The leader, Maj. Gen. Arthur J. Logan, made the revelation about the Jan. 13 episode at a hearing during which legislators raised concerns about why that critical information was not conveyed to the public more quickly.
Amid the chaos and confusion, it took officials 38 minutes to send a second message saying the original message was an error. Officials have said a flaw in the alert system delayed the distribution of the correction.
“The false alarm has identified so many gaps in the system,” Della Au Belatti, majority leader of the Hawaii State House, said in a phone interview Saturday. “We won’t see this kind of communications breakdown again.”
A spokeswoman for Gov. David Ige did not immediately return an email seeking comment on Saturday.
Logan, who also directs the Hawaii Emergency Management Agency, learned the alert was a false alarm after speaking with the U.S. Pacific Command, an agency spokesman, Richard Rapoza, said Saturday. Logan called the governor at 8:09 a.m.
It took another 11 minutes for the emergency management agency to tweet that there was “NO missile threat to Hawaii.” Ige reiterated that message in his own tweet four minutes later. At 8:45 a.m., the message correcting the missile threat lit up cellphones.
Rapoza said that in the critical minutes after the missile alert went out, he and several other government employees simultaneously tried to confirm it was a false alarm. Once they did, some began calling and emailing the news media, he said.

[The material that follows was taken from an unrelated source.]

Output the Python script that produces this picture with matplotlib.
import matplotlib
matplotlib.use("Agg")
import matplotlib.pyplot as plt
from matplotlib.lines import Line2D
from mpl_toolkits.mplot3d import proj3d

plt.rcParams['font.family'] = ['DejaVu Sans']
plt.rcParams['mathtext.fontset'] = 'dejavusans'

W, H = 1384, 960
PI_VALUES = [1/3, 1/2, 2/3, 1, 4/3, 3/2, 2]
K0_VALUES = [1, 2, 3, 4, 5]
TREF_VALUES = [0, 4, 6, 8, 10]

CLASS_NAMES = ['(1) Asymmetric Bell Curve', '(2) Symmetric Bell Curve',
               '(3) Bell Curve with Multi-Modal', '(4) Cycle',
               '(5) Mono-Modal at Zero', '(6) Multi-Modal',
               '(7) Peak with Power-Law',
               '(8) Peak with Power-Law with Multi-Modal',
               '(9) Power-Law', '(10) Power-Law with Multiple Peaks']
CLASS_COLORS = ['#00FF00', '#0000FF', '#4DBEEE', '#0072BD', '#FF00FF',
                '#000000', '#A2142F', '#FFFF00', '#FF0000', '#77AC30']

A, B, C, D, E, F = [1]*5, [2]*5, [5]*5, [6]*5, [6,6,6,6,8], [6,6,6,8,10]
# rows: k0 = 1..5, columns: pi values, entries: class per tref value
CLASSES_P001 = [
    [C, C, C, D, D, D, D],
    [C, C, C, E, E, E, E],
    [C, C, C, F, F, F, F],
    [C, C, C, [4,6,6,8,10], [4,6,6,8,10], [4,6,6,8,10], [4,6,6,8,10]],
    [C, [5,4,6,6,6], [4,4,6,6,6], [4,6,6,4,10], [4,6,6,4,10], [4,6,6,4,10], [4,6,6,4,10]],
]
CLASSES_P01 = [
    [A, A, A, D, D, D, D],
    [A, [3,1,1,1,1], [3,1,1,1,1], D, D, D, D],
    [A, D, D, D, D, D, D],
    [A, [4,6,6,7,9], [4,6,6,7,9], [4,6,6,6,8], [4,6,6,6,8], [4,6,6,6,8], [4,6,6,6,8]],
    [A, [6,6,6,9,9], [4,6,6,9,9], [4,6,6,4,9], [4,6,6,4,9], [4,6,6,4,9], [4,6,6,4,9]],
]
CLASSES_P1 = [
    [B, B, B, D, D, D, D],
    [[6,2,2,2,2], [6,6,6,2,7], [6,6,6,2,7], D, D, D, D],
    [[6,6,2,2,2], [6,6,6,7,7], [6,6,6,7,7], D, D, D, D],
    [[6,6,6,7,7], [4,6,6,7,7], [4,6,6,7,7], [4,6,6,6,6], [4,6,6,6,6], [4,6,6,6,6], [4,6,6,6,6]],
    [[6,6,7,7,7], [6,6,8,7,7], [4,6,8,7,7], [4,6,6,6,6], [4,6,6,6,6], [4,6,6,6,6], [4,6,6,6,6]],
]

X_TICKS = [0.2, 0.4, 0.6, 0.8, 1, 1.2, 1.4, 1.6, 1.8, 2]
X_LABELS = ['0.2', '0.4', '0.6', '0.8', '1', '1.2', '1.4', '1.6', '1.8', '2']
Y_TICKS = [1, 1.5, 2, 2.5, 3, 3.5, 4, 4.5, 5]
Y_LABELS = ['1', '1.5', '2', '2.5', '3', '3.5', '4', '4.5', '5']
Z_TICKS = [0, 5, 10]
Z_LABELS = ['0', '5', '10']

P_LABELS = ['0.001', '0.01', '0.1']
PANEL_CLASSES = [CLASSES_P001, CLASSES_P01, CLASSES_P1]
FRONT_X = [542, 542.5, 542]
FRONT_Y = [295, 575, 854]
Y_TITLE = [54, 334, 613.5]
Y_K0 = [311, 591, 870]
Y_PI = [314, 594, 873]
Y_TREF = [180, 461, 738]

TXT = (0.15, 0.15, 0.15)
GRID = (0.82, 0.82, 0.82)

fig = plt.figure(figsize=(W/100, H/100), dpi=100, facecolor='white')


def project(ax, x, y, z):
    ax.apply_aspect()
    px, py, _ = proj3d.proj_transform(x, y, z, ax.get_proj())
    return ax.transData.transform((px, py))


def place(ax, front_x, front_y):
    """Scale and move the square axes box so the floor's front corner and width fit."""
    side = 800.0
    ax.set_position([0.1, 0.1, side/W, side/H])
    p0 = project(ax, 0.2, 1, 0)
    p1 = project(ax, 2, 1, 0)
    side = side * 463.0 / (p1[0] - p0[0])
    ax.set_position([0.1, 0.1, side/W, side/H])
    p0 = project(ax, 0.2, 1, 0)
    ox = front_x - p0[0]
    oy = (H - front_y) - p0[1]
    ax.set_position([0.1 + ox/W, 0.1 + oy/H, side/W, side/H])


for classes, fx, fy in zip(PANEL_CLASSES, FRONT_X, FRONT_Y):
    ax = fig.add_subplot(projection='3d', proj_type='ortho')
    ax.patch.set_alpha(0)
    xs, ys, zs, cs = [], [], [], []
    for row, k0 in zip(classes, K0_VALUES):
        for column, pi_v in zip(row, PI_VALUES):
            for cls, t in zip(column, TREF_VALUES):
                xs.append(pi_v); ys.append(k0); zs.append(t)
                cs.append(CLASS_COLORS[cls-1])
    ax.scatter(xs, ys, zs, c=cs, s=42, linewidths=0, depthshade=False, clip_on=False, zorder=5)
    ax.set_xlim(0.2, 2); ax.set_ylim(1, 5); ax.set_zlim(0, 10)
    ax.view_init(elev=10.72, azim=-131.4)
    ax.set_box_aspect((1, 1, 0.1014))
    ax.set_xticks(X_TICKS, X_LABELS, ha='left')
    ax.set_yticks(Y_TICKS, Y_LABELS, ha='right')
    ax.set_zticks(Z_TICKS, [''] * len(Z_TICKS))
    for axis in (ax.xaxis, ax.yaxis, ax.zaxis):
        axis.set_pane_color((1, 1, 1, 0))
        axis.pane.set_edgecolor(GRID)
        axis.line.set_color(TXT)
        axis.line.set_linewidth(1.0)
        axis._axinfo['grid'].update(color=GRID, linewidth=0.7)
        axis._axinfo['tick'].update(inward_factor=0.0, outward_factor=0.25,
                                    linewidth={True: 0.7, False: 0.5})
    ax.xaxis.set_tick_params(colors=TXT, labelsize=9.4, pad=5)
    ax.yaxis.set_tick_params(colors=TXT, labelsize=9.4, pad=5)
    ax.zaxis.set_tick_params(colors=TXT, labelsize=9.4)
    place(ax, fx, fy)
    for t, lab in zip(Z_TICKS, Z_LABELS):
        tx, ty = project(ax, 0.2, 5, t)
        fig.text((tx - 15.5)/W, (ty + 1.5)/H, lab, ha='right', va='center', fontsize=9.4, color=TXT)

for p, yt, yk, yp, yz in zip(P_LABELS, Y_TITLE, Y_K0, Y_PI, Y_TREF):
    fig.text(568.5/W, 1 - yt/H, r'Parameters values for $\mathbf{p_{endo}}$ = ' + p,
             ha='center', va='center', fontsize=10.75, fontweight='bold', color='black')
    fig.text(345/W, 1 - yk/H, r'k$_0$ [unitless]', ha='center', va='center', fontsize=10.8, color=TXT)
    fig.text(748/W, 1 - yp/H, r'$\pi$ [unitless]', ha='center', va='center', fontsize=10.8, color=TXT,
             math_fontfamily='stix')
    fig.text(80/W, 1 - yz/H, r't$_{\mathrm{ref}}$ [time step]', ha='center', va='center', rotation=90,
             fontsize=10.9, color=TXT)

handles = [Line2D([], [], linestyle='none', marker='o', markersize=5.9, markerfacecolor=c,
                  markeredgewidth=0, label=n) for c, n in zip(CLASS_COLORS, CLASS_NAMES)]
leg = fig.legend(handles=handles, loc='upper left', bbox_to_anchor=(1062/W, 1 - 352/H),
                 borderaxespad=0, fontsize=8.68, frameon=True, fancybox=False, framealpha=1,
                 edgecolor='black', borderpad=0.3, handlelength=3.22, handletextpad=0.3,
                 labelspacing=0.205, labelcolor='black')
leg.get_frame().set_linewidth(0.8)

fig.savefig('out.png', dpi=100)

The atmosphere that morning was “tremendously difficult” and one in which it was easy to “lose track of time,” he said.
“I don’t think there was any dereliction or misjudgment” on the part of the governor, Rapoza said. “I think he did the very best he could.”

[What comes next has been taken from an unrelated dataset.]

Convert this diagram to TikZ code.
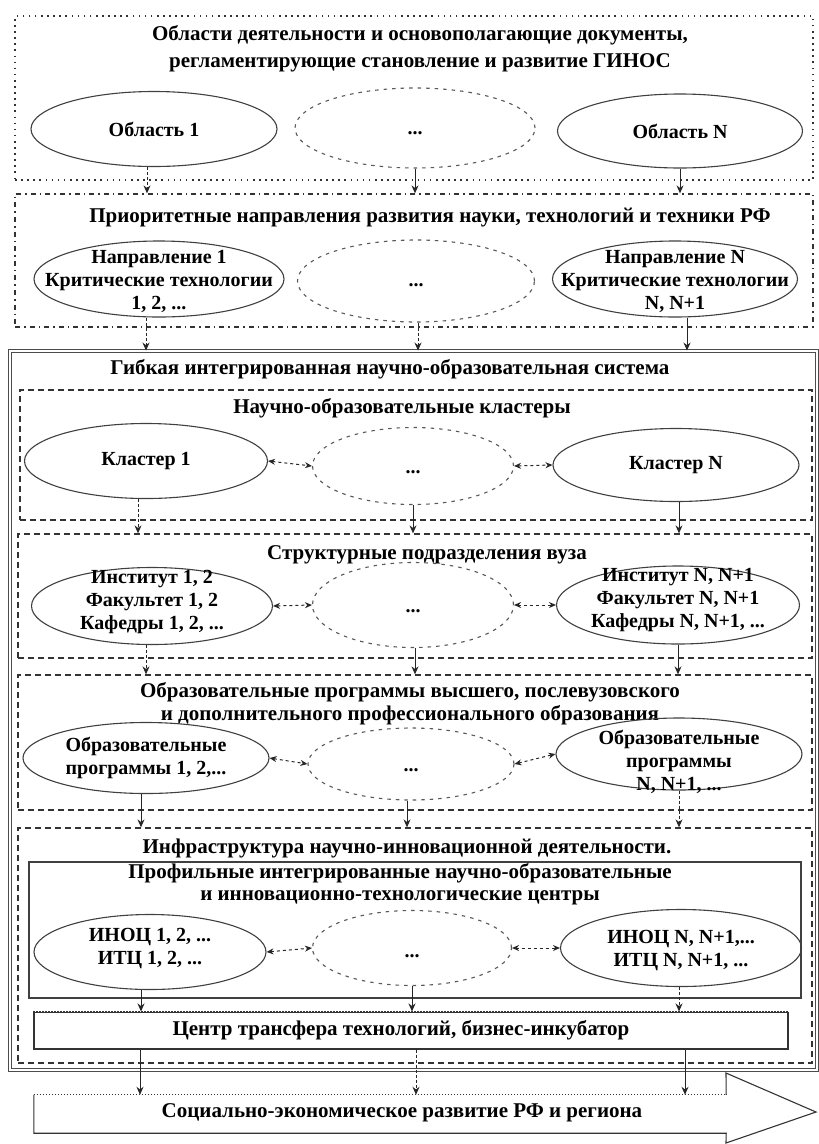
\documentclass[tikz,border=0pt]{standalone}
\usepackage{fontspec}
\setmainfont{Liberation Serif}
\usetikzlibrary{shapes.geometric,arrows.meta,calc}
\begin{document}
\begin{tikzpicture}[x=1pt,y=-1pt,
  tt/.style={font=\bfseries\fontsize{21}{27}\selectfont, align=center, inner sep=0pt},
  et/.style={font=\bfseries\fontsize{20}{23}\selectfont, align=center, inner sep=0pt},
  ell/.style={ellipse, draw=black!75, line width=1.1pt, inner sep=0pt},
  ellm/.style={ellipse, draw=black!65, line width=1.1pt, inner sep=0pt, dash pattern=on 3.5pt off 5pt},
  boxa/.style={draw=black!80, line width=1.3pt, dash pattern=on 1.6pt off 4.5pt, inner sep=0pt},
  boxb/.style={draw=black!80, line width=1.3pt, dash pattern=on 5pt off 4pt on 1.6pt off 4pt, inner sep=0pt},
  boxc/.style={draw=black!80, line width=1.3pt, dash pattern=on 6pt off 4pt, inner sep=0pt},
  bigbox/.style={draw=black!70, line width=0.9pt, double=white, double distance=1.4pt, inner sep=0pt},
  innerbox/.style={draw=black!75, line width=1.6pt, inner sep=0pt},
  arr/.style={-{Stealth[length=8pt,width=7pt]}, line width=1pt, black!85},
  dsh/.style={dash pattern=on 3pt off 2pt},
  bid/.style={{Stealth[length=7pt,width=6pt]}-{Stealth[length=7pt,width=6pt]}, line width=1pt, black!85, dash pattern=on 3pt off 3pt},
]
\useasboundingbox (0,0) rectangle (819,1144);
\fill[white] (0,0) rectangle (819,1144);

% ---------- Box 1
\node[boxa, minimum width=798, minimum height=164] (b1) at (414,98) {};
\node[tt] (b1t) at (420,49) {Области деятельности и основополагающие документы,\\регламентирующие становление и развитие ГИНОС};
\node[ell, minimum width=246, minimum height=75] (e11) at (154,129) {};
\node[ellm, minimum width=240, minimum height=80] (e12) at (415,128) {};
\node[ell, minimum width=245, minimum height=74] (e13) at (680,131) {};
\node[et] (e11t) at (e11) {Область 1};
\node[et] (e12t) at (415,133) {...};
\node[et] (e13t) at (e13) {Область N};

% ---------- Box 2
\node[boxb, minimum width=798, minimum height=133] (b2) at (414,260.5) {};
\node[tt] (b2t) at (430,218) {Приоритетные направления развития науки, технологий и техники РФ};
\node[ell, minimum width=250, minimum height=76] (e21) at (159,279) {};
\node[ellm, minimum width=237, minimum height=82] (e22) at (416,281) {};
\node[ell, minimum width=245, minimum height=76] (e23) at (675,279) {};
\node[et] (e21t) at (159,281) {Направление 1\\Критические технологии\\1, 2, ...};
\node[et] (e22t) at (416,285) {...};
\node[et] (e23t) at (675,281) {Направление N\\Критические технологии\\N, N+1};

% ---------- Big box
\node[bigbox, minimum width=807, minimum height=719] (b3) at (413.5,710.5) {};
\node[tt] (b3t) at (390,369) {Гибкая интегрированная научно-образовательная система};

% ---------- Box 4
\node[boxc, minimum width=792, minimum height=130] (b4) at (416,455) {};
\node[tt] (b4t) at (402,408) {Научно-образовательные кластеры};
\node[ell, minimum width=243, minimum height=75] (e41) at (146,461) {};
\node[ellm, minimum width=201, minimum height=77] (e42) at (413,466) {};
\node[ell, minimum width=246, minimum height=73] (e43) at (676,465) {};
\node[et] (e41t) at (e41) {Кластер 1};
\node[et] (e42t) at (413,472) {...};
\node[et] (e43t) at (e43) {Кластер N};

% ---------- Box 5
\node[boxc, minimum width=794, minimum height=124] (b5) at (415,596) {};
\node[tt] (b5t) at (427,555) {Структурные подразделения вуза};
\node[ell, minimum width=241, minimum height=77] (e51) at (152,606) {};
\node[ellm, minimum width=201, minimum height=85] (e52) at (413,605) {};
\node[ell, minimum width=243, minimum height=78] (e53) at (678,605) {};
\node[et] (e51t) at (152,602) {Институт 1, 2\\Факультет 1, 2\\Кафедры 1, 2, ...};
\node[et] (e52t) at (413,611) {...};
\node[et] (e53t) at (678,600) {Институт N, N+1\\Факультет N, N+1\\Кафедры N, N+1, ...};

% ---------- Box 6
\node[boxc, minimum width=794, minimum height=135] (b6) at (415,742.5) {};
\node[tt, font=\bfseries\fontsize{21}{23}\selectfont] (b6t) at (410,703.5) {Образовательные программы высшего, послевузовского\\и дополнительного профессионального образования};
\node[ell, minimum width=246, minimum height=71] (e61) at (146,758) {};
\node[ellm, minimum width=206, minimum height=72] (e62) at (411,764) {};
\node[ell, minimum width=246, minimum height=72] (e63) at (679,754) {};
\node[et] (e61t) at (146,758) {Образовательные\\программы 1, 2,...};
\node[et] (e62t) at (411,770) {...};
\node[et] (e63t) at (679,762) {Образовательные\\программы\\N, N+1, ...};

% ---------- Box 7
\node[boxc, minimum width=794, minimum height=235] (b7) at (415,945.5) {};
\node[tt] (b7t) at (407,848) {Инфраструктура научно-инновационной деятельности.};
\node[innerbox, minimum width=772, minimum height=136] (b8) at (415,930) {};
\node[tt, font=\bfseries\fontsize{21}{22}\selectfont] (b8t) at (400,884) {Профильные интегрированные научно-образовательные\\и инновационно-технологические центры};
\node[ell, minimum width=232, minimum height=75] (e71) at (150,952) {};
\node[ellm, minimum width=199, minimum height=75] (e72) at (412,948) {};
\node[ell, minimum width=241, minimum height=77] (e73) at (681,948) {};
\node[et] (e71t) at (150,948) {ИНОЦ 1, 2, ...\\ИТЦ 1, 2, ...};
\node[et] (e72t) at (412,956) {...};
\node[et] (e73t) at (681,950) {ИНОЦ N, N+1,...\\ИТЦ N, N+1, ...};

% ---------- Centre box
\node[draw=black!80, line width=1.1pt, minimum width=754, minimum height=37, inner sep=0pt] (c) at (411,1030.5) {};
\draw[white, line width=1.6pt] (c.north west) -- (c.north east);
\draw[black!80, line width=1.2pt, dash pattern=on 1.5pt off 1.5pt] (c.north west) -- (c.north east);
\node[tt] (ct) at (401,1030) {Центр трансфера технологий, бизнес-инкубатор};

% ---------- Big arrow
\node[minimum width=692, minimum height=38, inner sep=0pt] (soc) at (380,1114) {};
\draw[black!80, line width=1.1pt] (soc.north east) -- (726,1073) -- (816,1112) -- (726,1143) -- (soc.south east) -- (soc.south west) -- (soc.north west);
\draw[black!80, line width=1.2pt, dash pattern=on 1.5pt off 1.5pt] (soc.north west) -- (soc.north east);
\node[tt] (soct) at (402,1113) {Социально-экономическое развитие РФ и региона};

% ---------- Connectors
\draw[arr,dsh] ([xshift=-7]e11.south) -- ([xshift=-7]e11.south |- b2.north);
\draw[arr] (e12.south) -- (e12.south |- b2.north);
\draw[arr] (e13.south) -- (e13.south |- b2.north);

\draw[arr,dsh] ([xshift=-13]e21.south) -- ([xshift=-13]e21.south |- b3.north);
\draw[arr,dsh] ([xshift=2]e22.south) -- ([xshift=2]e22.south |- b3.north);
\draw[arr] ([xshift=12]e23.south) -- ([xshift=12]e23.south |- b3.north);

\draw[bid] (e41.east) -- (e42.west);
\draw[bid] (e42.east) -- (e43.west);
\draw[arr,dsh] ([xshift=-8]e41.south) -- ([xshift=-8]e41.south |- b5.north);
\draw[arr] (e42.south) -- (e42.south |- b5.north);
\draw[arr] ([xshift=3]e43.south) -- ([xshift=3]e43.south |- b5.north);

\draw[bid] (e51.east) -- (e52.west);
\draw[bid] (e52.east) -- (e53.west);
\draw[arr,dsh] ([xshift=-6]e51.south) -- ([xshift=-6]e51.south |- b6.north);
\draw[arr] ([xshift=2]e52.south) -- ([xshift=2]e52.south |- b6.north);
\draw[arr] (e53.south) -- (e53.south |- b6.north);

\draw[bid] (e61.east) -- (e62.west);
\draw[bid] (e62.east) -- (e63.west);
\draw[arr] ([xshift=-5]e61.south) -- ([xshift=-5]e61.south |- b7.north);
\draw[arr] ([xshift=-4]e62.south) -- ([xshift=-4]e62.south |- b7.north);
\draw[arr,dsh] (e63.south) -- (e63.south |- b7.north);

\draw[bid] (e71.east) -- (e72.west);
\draw[bid] (e72.east) -- (e73.west);
\draw[arr] ([xshift=-9]e71.south) -- ([xshift=-9]e71.south |- c.north);
\draw[arr] (e72.south) -- (e72.south |- c.north);
\draw[arr,dsh] ([xshift=-2]e73.south) -- ([xshift=-2]e73.south |- c.north);

\draw[arr] ([xshift=-271]c.south) -- ([xshift=-271]c.south |- soc.north);
\draw[arr,dsh] ([xshift=5]c.south) -- ([xshift=5]c.south |- soc.north);
\draw[arr] ([xshift=274]c.south) -- ([xshift=274]c.south |- soc.north);
\end{tikzpicture}
\end{document}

Logan “was simply telling the truth” at the hearing with lawmakers, Rapoza added.
Still, the emergency alert set off widespread panic in a state already on edge because of escalating tensions between the United States and North Korea.
Officials said the alert was the result of human error and not the work of hackers or a foreign government. Rapoza previously said the mistake occurred during a shift-change drill at the emergency command post when “someone clicked the wrong thing on the computer.”
Ige has called what happened “totally unacceptable” and has apologized for the panic it caused.